POPSCI, by Jeremy HsuPosted 04.23.2010 at 1:28 pm6
Copper Wires Is this the future of fiber optic speeds?
Netizens without access to cable broadband speeds might someday get fiber optic speeds over their old copper lines. Alcatel-Lucent combined several old networking tricks to boost DSL speeds over copper telephone lines to 100 megabits per second (Mbps) at distances spanning almost two-thirds of a mile, Technology Review reports.
That could allow telecommunications companies to effectively compete with the 50-Mbps speeds provided by cable companies, but without the need to install new fiber optic lines themselves. It might also give an extra kick to the Federal Communications Commission (FCC) plan for providing broadband speeds to 100 million more Americans by 2015.
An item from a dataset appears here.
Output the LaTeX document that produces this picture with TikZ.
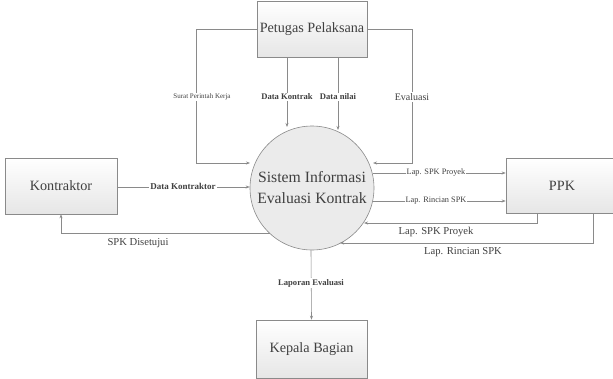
\documentclass[tikz,border=0pt]{standalone}
\usepackage{fontspec}
\setmainfont{Liberation Serif}
\usetikzlibrary{arrows.meta}
\definecolor{ln}{HTML}{8A8A8A}
\definecolor{tx}{HTML}{404040}
\definecolor{bxd}{HTML}{E6E6E6}
\tikzset{
  ent/.style={draw=ln, line width=0.6pt, top color=white, bottom color=bxd, text=tx, font=\fontsize{14.2}{16}\selectfont, minimum width=#1, inner sep=0pt},
  ent/.default=110pt,
  proc/.style={circle, draw=ln, line width=0.6pt, fill=bxd!80, text=tx, minimum size=124pt, inner sep=0pt, align=center, font=\fontsize{15.7}{21}\selectfont},
  flow/.style={draw=ln, line width=0.6pt, -{Stealth[length=4pt,width=3pt]}},
  lbl/.style={text=tx, fill=white, inner sep=1pt, font=\fontsize{8.3}{10}\selectfont},
  blbl/.style={text=tx, fill=white, inner sep=1pt, font=\bfseries\fontsize{8.6}{10}\selectfont},
  slbl/.style={text=tx, inner sep=1pt, font=\fontsize{10.6}{12}\selectfont},
}
\begin{document}
\begin{tikzpicture}[x=1pt,y=-1pt]
\useasboundingbox (0,0) rectangle (613,378);
% entities
\node[ent=110pt, minimum height=56pt] (pet) at (312,29) {Petugas Pelaksana};
\node[ent=112pt, minimum height=56pt] (kon) at (61,186) {Kontraktor};
\node[ent=112pt, minimum height=55pt] (ppk) at (562,185.5) {PPK};
\node[ent=111pt, minimum height=58pt] (kep) at (311.5,349) {Kepala Bagian};
\node[proc] (sis) at (312,188) {Sistem Informasi\\Evaluasi Kontrak};
% coordinates
\coordinate (pl1) at (196,29);
\coordinate (pl2) at (196,163);
\coordinate (pr1) at (412,29);
\coordinate (pr2) at (412,163);
% Petugas -> Sistem
\draw[flow] (pet.west |- pl1) -- (pl1) -- (pl2) -- (250,163) coordinate (e1);
\node[lbl, font=\fontsize{7}{8}\selectfont] (l1) at (202,97) {Surat Perintah Kerja};
\draw[flow] (287,57) -- (287,127) coordinate (e2);
\node[blbl] (l2) at (287,97) {Data Kontrak};
\draw[flow] (338,57) -- (338,130) coordinate (e3);
\node[blbl] (l3) at (338,97) {Data nilai};
\draw[flow] (pet.east |- pr1) -- (pr1) -- (pr2) -- (373,163) coordinate (e4);
\node[lbl, font=\fontsize{10}{12}\selectfont] (l4) at (412,97) {Evaluasi};
% Kontraktor
\draw[flow] (kon.east |- 0,187) -- (sis.west |- 0,187);
\node[blbl, font=\bfseries\fontsize{9}{10}\selectfont] (l5) at (183,186) {Data Kontraktor};
\draw[flow] (270,233) -- (61,233) -- (kon.south -| 61,0);
\node[slbl] (l6) at (138,243) {SPK Disetujui};
% PPK
\draw[flow] (373,173) -- (ppk.west |- 0,173);
\node[lbl] (l7) at (436,173) {Lap. SPK Proyek};
\draw[flow] (373,201) -- (ppk.west |- 0,201);
\node[lbl] (l8) at (436,201) {Lap. Rincian SPK};
\draw[flow] (ppk.south -| 537,0) -- (537,223) -- (364,223);
\node[slbl] (l9) at (436,232) {Lap. SPK Proyek};
\draw[flow] (ppk.south -| 593,0) -- (593,243) -- (340,243);
\node[slbl] (l10) at (463,252) {Lap. Rincian SPK};
% Kepala
\draw[flow] (sis.south -| 311,0) -- (kep.north);
\node[blbl] (l11) at (311,283) {Laporan Evaluasi};
\end{tikzpicture}
\end{document}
Such speed boosts rely upon a networking trick invented in 1886 by John J. Carty., an electrical engineer who eventually became a vice president at AT&T. He examined the traditional method of sending digital signals over two wires twisted together (one positive, one negative), and discovered that it was possible to send a third signal on top of four wires arrayed as two separate pairs.
The negative part of the phantom connection goes down one pair, and the positive part travels down the other pair. Analog processors sort out the two real signals and one phantom signal at the wires' final destination.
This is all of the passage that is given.